▶ [Problem to work on] All of the material should be reproduced exactly, with pictures left out.
— Start of Given material —
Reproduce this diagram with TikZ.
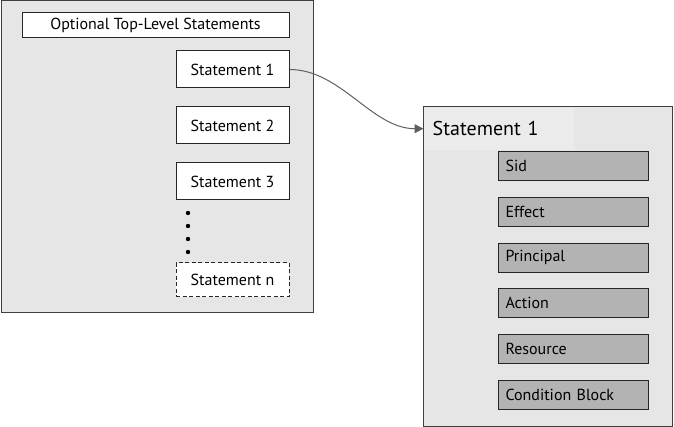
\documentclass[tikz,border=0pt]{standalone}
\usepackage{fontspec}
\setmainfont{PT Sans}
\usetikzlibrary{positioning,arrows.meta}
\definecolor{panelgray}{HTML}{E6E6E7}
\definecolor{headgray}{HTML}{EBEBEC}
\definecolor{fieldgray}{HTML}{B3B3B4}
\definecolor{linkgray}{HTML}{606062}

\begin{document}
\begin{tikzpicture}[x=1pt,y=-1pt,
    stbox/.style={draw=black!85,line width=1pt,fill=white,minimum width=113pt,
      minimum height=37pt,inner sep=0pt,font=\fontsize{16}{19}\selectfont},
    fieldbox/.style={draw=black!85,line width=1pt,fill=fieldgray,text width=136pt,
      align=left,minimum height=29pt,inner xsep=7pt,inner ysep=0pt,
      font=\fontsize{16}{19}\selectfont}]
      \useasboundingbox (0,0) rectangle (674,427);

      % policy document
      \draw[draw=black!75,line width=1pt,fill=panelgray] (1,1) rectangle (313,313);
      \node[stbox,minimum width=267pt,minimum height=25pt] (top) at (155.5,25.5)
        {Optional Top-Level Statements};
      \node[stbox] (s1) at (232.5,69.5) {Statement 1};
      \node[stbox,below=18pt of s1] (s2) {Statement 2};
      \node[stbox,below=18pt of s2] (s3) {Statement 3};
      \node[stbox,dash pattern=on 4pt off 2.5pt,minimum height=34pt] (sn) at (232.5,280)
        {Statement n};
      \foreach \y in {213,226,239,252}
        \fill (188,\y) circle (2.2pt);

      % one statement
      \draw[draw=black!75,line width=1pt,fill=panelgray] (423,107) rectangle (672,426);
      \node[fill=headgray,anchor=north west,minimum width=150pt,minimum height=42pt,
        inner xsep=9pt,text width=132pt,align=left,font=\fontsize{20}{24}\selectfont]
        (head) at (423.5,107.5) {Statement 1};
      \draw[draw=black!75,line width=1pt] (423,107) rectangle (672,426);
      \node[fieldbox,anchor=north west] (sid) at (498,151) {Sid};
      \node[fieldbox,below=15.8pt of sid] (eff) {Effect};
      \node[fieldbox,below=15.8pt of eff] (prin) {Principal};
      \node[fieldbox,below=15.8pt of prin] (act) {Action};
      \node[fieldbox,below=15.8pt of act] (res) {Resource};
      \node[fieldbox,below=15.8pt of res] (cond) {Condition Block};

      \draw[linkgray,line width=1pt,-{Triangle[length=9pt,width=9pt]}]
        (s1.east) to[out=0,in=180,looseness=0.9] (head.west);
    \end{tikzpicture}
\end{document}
— End of Given material —
▶ [Solved problem]
Reproduce this diagram with TikZ.
\documentclass[tikz,border=0pt]{standalone}
\usepackage{fontspec}
\setmainfont{PT Sans}
\usetikzlibrary{positioning,arrows.meta}
\definecolor{panelgray}{HTML}{E6E6E7}
\definecolor{headgray}{HTML}{EBEBEC}
\definecolor{fieldgray}{HTML}{B3B3B4}
\definecolor{linkgray}{HTML}{606062}

\begin{document}
\begin{tikzpicture}[x=1pt,y=-1pt,
    stbox/.style={draw=black!85,line width=1pt,fill=white,minimum width=113pt,
      minimum height=37pt,inner sep=0pt,font=\fontsize{16}{19}\selectfont},
    fieldbox/.style={draw=black!85,line width=1pt,fill=fieldgray,text width=136pt,
      align=left,minimum height=29pt,inner xsep=7pt,inner ysep=0pt,
      font=\fontsize{16}{19}\selectfont}]
      \useasboundingbox (0,0) rectangle (674,427);

      % policy document
      \draw[draw=black!75,line width=1pt,fill=panelgray] (1,1) rectangle (313,313);
      \node[stbox,minimum width=267pt,minimum height=25pt] (top) at (155.5,25.5)
        {Optional Top-Level Statements};
      \node[stbox] (s1) at (232.5,69.5) {Statement 1};
      \node[stbox,below=18pt of s1] (s2) {Statement 2};
      \node[stbox,below=18pt of s2] (s3) {Statement 3};
      \node[stbox,dash pattern=on 4pt off 2.5pt,minimum height=34pt] (sn) at (232.5,280)
        {Statement n};
      \foreach \y in {213,226,239,252}
        \fill (188,\y) circle (2.2pt);

      % one statement
      \draw[draw=black!75,line width=1pt,fill=panelgray] (423,107) rectangle (672,426);
      \node[fill=headgray,anchor=north west,minimum width=150pt,minimum height=42pt,
        inner xsep=9pt,text width=132pt,align=left,font=\fontsize{20}{24}\selectfont]
        (head) at (423.5,107.5) {Statement 1};
      \draw[draw=black!75,line width=1pt] (423,107) rectangle (672,426);
      \node[fieldbox,anchor=north west] (sid) at (498,151) {Sid};
      \node[fieldbox,below=15.8pt of sid] (eff) {Effect};
      \node[fieldbox,below=15.8pt of eff] (prin) {Principal};
      \node[fieldbox,below=15.8pt of prin] (act) {Action};
      \node[fieldbox,below=15.8pt of act] (res) {Resource};
      \node[fieldbox,below=15.8pt of res] (cond) {Condition Block};

      \draw[linkgray,line width=1pt,-{Triangle[length=9pt,width=9pt]}]
        (s1.east) to[out=0,in=180,looseness=0.9] (head.west);
    \end{tikzpicture}
\end{document}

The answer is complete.